Leave the pictures out, and retype all of the material exactly as written.
◆ ◆ ◆ ◆
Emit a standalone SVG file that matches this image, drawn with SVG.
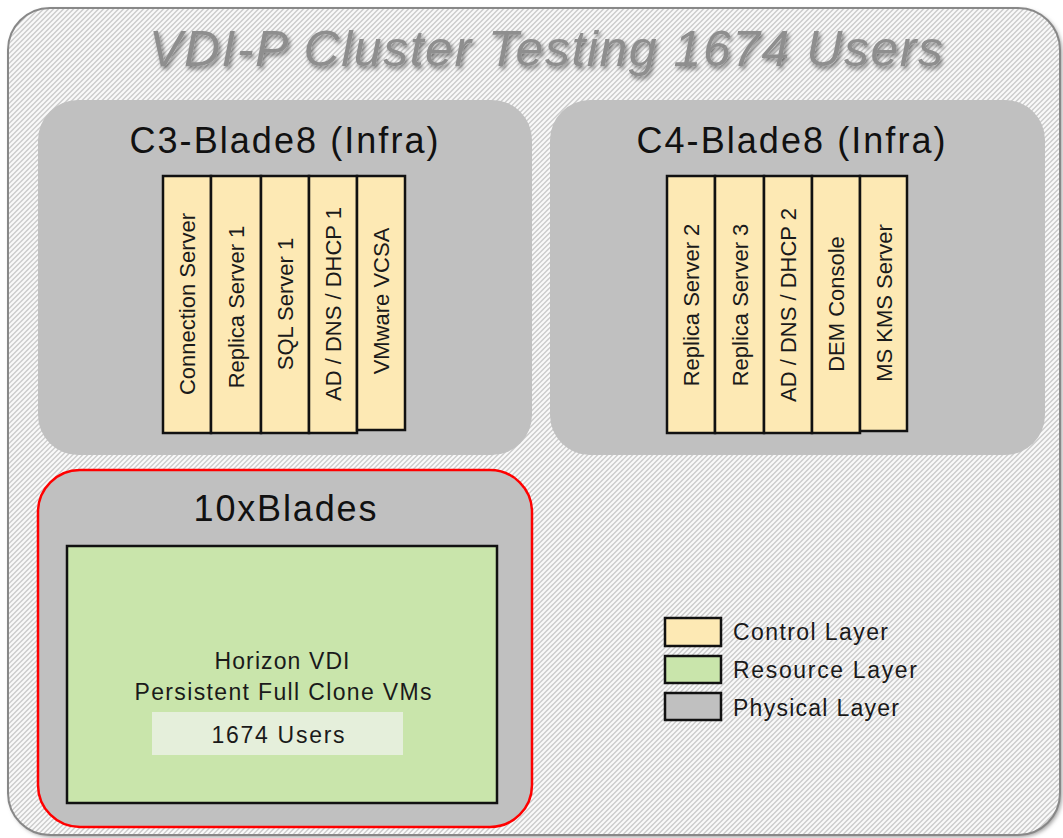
<svg xmlns="http://www.w3.org/2000/svg" width="1063" height="838" viewBox="0 0 1063 838">
  <defs>
    <pattern id="hatch" width="5" height="5" patternUnits="userSpaceOnUse">
      <rect width="5" height="5" fill="#cdcdcd"/>
      <path d="M-1,6 L6,-1 M-1,1 L1,-1 M4,6 L6,4" stroke="#fafafa" stroke-width="2"/>
    </pattern>
    <filter id="tshadow" x="-5%" y="-40%" width="110%" height="180%">
      <feGaussianBlur in="SourceAlpha" stdDeviation="2.2" result="b"/>
      <feOffset in="b" dx="2" dy="3" result="o"/>
      <feComponentTransfer in="o" result="s">
        <feFuncA type="linear" slope="0.5"/>
      </feComponentTransfer>
      <feMerge>
        <feMergeNode in="s"/>
        <feMergeNode in="SourceGraphic"/>
      </feMerge>
    </filter>
    <filter id="shadow" x="-5%" y="-5%" width="110%" height="110%">
      <feGaussianBlur stdDeviation="2"/>
    </filter>
  </defs>
  <style>
    .phys { fill: #c0c0c0; }
    .ctrl { fill: #fde9b4; stroke: #111; stroke-width: 2.5; }
    .res { fill: #c9e5ab; stroke: #111; stroke-width: 2.5; }
    .lbl { font-family: "Liberation Sans", Arial, sans-serif; fill: #1a1a1a; }
    .col { font-size: 22px; text-anchor: middle; }
    .hdr { font-size: 36px; text-anchor: middle; fill: #111; }
    .mid { font-size: 23px; text-anchor: middle; }
    .leg { font-size: 23px; }
  </style>
  <rect width="1063" height="838" fill="#ffffff"/>

  <g id="cluster">
    <rect x="10" y="10" width="1052" height="827" rx="42" fill="#999" filter="url(#shadow)"/>
    <rect x="8" y="8" width="1052" height="827" rx="42" fill="url(#hatch)" stroke="#888" stroke-width="2"/>
    <text x="546" y="66" font-family="'Liberation Sans', Arial, sans-serif" font-style="italic" font-size="50" text-anchor="middle" textLength="794" lengthAdjust="spacing" fill="#8e8e8e" filter="url(#tshadow)">VDI-P Cluster Testing 1674 Users</text>
  </g>

  <g id="c3-blade8">
    <rect class="phys" x="38" y="100" width="494" height="355" rx="40"/>
    <text class="lbl hdr" x="284" y="153" textLength="309" lengthAdjust="spacing">C3-Blade8 (Infra)</text>
    <rect class="ctrl" x="163" y="176" width="48" height="257"/>
    <rect class="ctrl" x="211" y="176" width="50" height="257"/>
    <rect class="ctrl" x="261" y="176" width="48" height="257"/>
    <rect class="ctrl" x="309" y="176" width="48" height="257"/>
    <rect class="ctrl" x="357" y="176" width="48" height="254"/>
    <text class="lbl col" transform="translate(195,304) rotate(-90)">Connection Server</text>
    <text class="lbl col" transform="translate(244,307) rotate(-90)">Replica Server 1</text>
    <text class="lbl col" transform="translate(293,304) rotate(-90)">SQL Server 1</text>
    <text class="lbl col" transform="translate(341,304) rotate(-90)">AD / DNS / DHCP 1</text>
    <text class="lbl col" transform="translate(389,301) rotate(-90)">VMware VCSA</text>
  </g>

  <g id="c4-blade8">
    <rect class="phys" x="550" y="100" width="495" height="355" rx="40"/>
    <text class="lbl hdr" x="791" y="153" textLength="309" lengthAdjust="spacing">C4-Blade8 (Infra)</text>
    <rect class="ctrl" x="667" y="176" width="48" height="257"/>
    <rect class="ctrl" x="715" y="176" width="49" height="257"/>
    <rect class="ctrl" x="764" y="176" width="48" height="257"/>
    <rect class="ctrl" x="812" y="176" width="48" height="257"/>
    <rect class="ctrl" x="860" y="176" width="47" height="255"/>
    <text class="lbl col" transform="translate(699,305) rotate(-90)">Replica Server 2</text>
    <text class="lbl col" transform="translate(748,305) rotate(-90)">Replica Server 3</text>
    <text class="lbl col" transform="translate(796,305) rotate(-90)">AD / DNS / DHCP 2</text>
    <text class="lbl col" transform="translate(844,304) rotate(-90)">DEM Console</text>
    <text class="lbl col" transform="translate(892,303) rotate(-90)">MS KMS Server</text>
  </g>

  <g id="blades10">
    <rect class="phys" x="38" y="470" width="494" height="357" rx="42" stroke="#ff0000" stroke-width="2.5"/>
    <text class="lbl hdr" x="285" y="521" textLength="183" lengthAdjust="spacing">10xBlades</text>
  </g>

  <g id="horizon-vdi">
    <rect class="res" x="67" y="546" width="430" height="257"/>
    <text class="lbl mid" x="282" y="669" textLength="135" lengthAdjust="spacing">Horizon VDI</text>
    <text class="lbl mid" x="283" y="700" textLength="297" lengthAdjust="spacing">Persistent Full Clone VMs</text>
  </g>

  <g id="users">
    <rect x="152" y="712" width="251" height="43" fill="#e5efdb"/>
    <text class="lbl mid" x="278" y="743" textLength="133" lengthAdjust="spacing">1674 Users</text>
  </g>

  <g id="legend">
    <rect class="ctrl" x="665" y="618" width="56" height="28"/>
    <rect class="res" x="665" y="656" width="56" height="27"/>
    <rect class="phys" x="665" y="693" width="56" height="27" stroke="#111" stroke-width="2.5"/>
    <text class="lbl leg" x="733" y="640" textLength="155" lengthAdjust="spacing">Control Layer</text>
    <text class="lbl leg" x="733" y="678" textLength="184" lengthAdjust="spacing">Resource Layer</text>
    <text class="lbl leg" x="733" y="716" textLength="166" lengthAdjust="spacing">Physical Layer</text>
  </g>

  <g id="connectors"/>
</svg>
◆ ◆ ◆ ◆
Complete output
Emit a standalone SVG file that matches this image, drawn with SVG.
<svg xmlns="http://www.w3.org/2000/svg" width="1063" height="838" viewBox="0 0 1063 838">
  <defs>
    <pattern id="hatch" width="5" height="5" patternUnits="userSpaceOnUse">
      <rect width="5" height="5" fill="#cdcdcd"/>
      <path d="M-1,6 L6,-1 M-1,1 L1,-1 M4,6 L6,4" stroke="#fafafa" stroke-width="2"/>
    </pattern>
    <filter id="tshadow" x="-5%" y="-40%" width="110%" height="180%">
      <feGaussianBlur in="SourceAlpha" stdDeviation="2.2" result="b"/>
      <feOffset in="b" dx="2" dy="3" result="o"/>
      <feComponentTransfer in="o" result="s">
        <feFuncA type="linear" slope="0.5"/>
      </feComponentTransfer>
      <feMerge>
        <feMergeNode in="s"/>
        <feMergeNode in="SourceGraphic"/>
      </feMerge>
    </filter>
    <filter id="shadow" x="-5%" y="-5%" width="110%" height="110%">
      <feGaussianBlur stdDeviation="2"/>
    </filter>
  </defs>
  <style>
    .phys { fill: #c0c0c0; }
    .ctrl { fill: #fde9b4; stroke: #111; stroke-width: 2.5; }
    .res { fill: #c9e5ab; stroke: #111; stroke-width: 2.5; }
    .lbl { font-family: "Liberation Sans", Arial, sans-serif; fill: #1a1a1a; }
    .col { font-size: 22px; text-anchor: middle; }
    .hdr { font-size: 36px; text-anchor: middle; fill: #111; }
    .mid { font-size: 23px; text-anchor: middle; }
    .leg { font-size: 23px; }
  </style>
  <rect width="1063" height="838" fill="#ffffff"/>

  <g id="cluster">
    <rect x="10" y="10" width="1052" height="827" rx="42" fill="#999" filter="url(#shadow)"/>
    <rect x="8" y="8" width="1052" height="827" rx="42" fill="url(#hatch)" stroke="#888" stroke-width="2"/>
    <text x="546" y="66" font-family="'Liberation Sans', Arial, sans-serif" font-style="italic" font-size="50" text-anchor="middle" textLength="794" lengthAdjust="spacing" fill="#8e8e8e" filter="url(#tshadow)">VDI-P Cluster Testing 1674 Users</text>
  </g>

  <g id="c3-blade8">
    <rect class="phys" x="38" y="100" width="494" height="355" rx="40"/>
    <text class="lbl hdr" x="284" y="153" textLength="309" lengthAdjust="spacing">C3-Blade8 (Infra)</text>
    <rect class="ctrl" x="163" y="176" width="48" height="257"/>
    <rect class="ctrl" x="211" y="176" width="50" height="257"/>
    <rect class="ctrl" x="261" y="176" width="48" height="257"/>
    <rect class="ctrl" x="309" y="176" width="48" height="257"/>
    <rect class="ctrl" x="357" y="176" width="48" height="254"/>
    <text class="lbl col" transform="translate(195,304) rotate(-90)">Connection Server</text>
    <text class="lbl col" transform="translate(244,307) rotate(-90)">Replica Server 1</text>
    <text class="lbl col" transform="translate(293,304) rotate(-90)">SQL Server 1</text>
    <text class="lbl col" transform="translate(341,304) rotate(-90)">AD / DNS / DHCP 1</text>
    <text class="lbl col" transform="translate(389,301) rotate(-90)">VMware VCSA</text>
  </g>

  <g id="c4-blade8">
    <rect class="phys" x="550" y="100" width="495" height="355" rx="40"/>
    <text class="lbl hdr" x="791" y="153" textLength="309" lengthAdjust="spacing">C4-Blade8 (Infra)</text>
    <rect class="ctrl" x="667" y="176" width="48" height="257"/>
    <rect class="ctrl" x="715" y="176" width="49" height="257"/>
    <rect class="ctrl" x="764" y="176" width="48" height="257"/>
    <rect class="ctrl" x="812" y="176" width="48" height="257"/>
    <rect class="ctrl" x="860" y="176" width="47" height="255"/>
    <text class="lbl col" transform="translate(699,305) rotate(-90)">Replica Server 2</text>
    <text class="lbl col" transform="translate(748,305) rotate(-90)">Replica Server 3</text>
    <text class="lbl col" transform="translate(796,305) rotate(-90)">AD / DNS / DHCP 2</text>
    <text class="lbl col" transform="translate(844,304) rotate(-90)">DEM Console</text>
    <text class="lbl col" transform="translate(892,303) rotate(-90)">MS KMS Server</text>
  </g>

  <g id="blades10">
    <rect class="phys" x="38" y="470" width="494" height="357" rx="42" stroke="#ff0000" stroke-width="2.5"/>
    <text class="lbl hdr" x="285" y="521" textLength="183" lengthAdjust="spacing">10xBlades</text>
  </g>

  <g id="horizon-vdi">
    <rect class="res" x="67" y="546" width="430" height="257"/>
    <text class="lbl mid" x="282" y="669" textLength="135" lengthAdjust="spacing">Horizon VDI</text>
    <text class="lbl mid" x="283" y="700" textLength="297" lengthAdjust="spacing">Persistent Full Clone VMs</text>
  </g>

  <g id="users">
    <rect x="152" y="712" width="251" height="43" fill="#e5efdb"/>
    <text class="lbl mid" x="278" y="743" textLength="133" lengthAdjust="spacing">1674 Users</text>
  </g>

  <g id="legend">
    <rect class="ctrl" x="665" y="618" width="56" height="28"/>
    <rect class="res" x="665" y="656" width="56" height="27"/>
    <rect class="phys" x="665" y="693" width="56" height="27" stroke="#111" stroke-width="2.5"/>
    <text class="lbl leg" x="733" y="640" textLength="155" lengthAdjust="spacing">Control Layer</text>
    <text class="lbl leg" x="733" y="678" textLength="184" lengthAdjust="spacing">Resource Layer</text>
    <text class="lbl leg" x="733" y="716" textLength="166" lengthAdjust="spacing">Physical Layer</text>
  </g>

  <g id="connectors"/>
</svg>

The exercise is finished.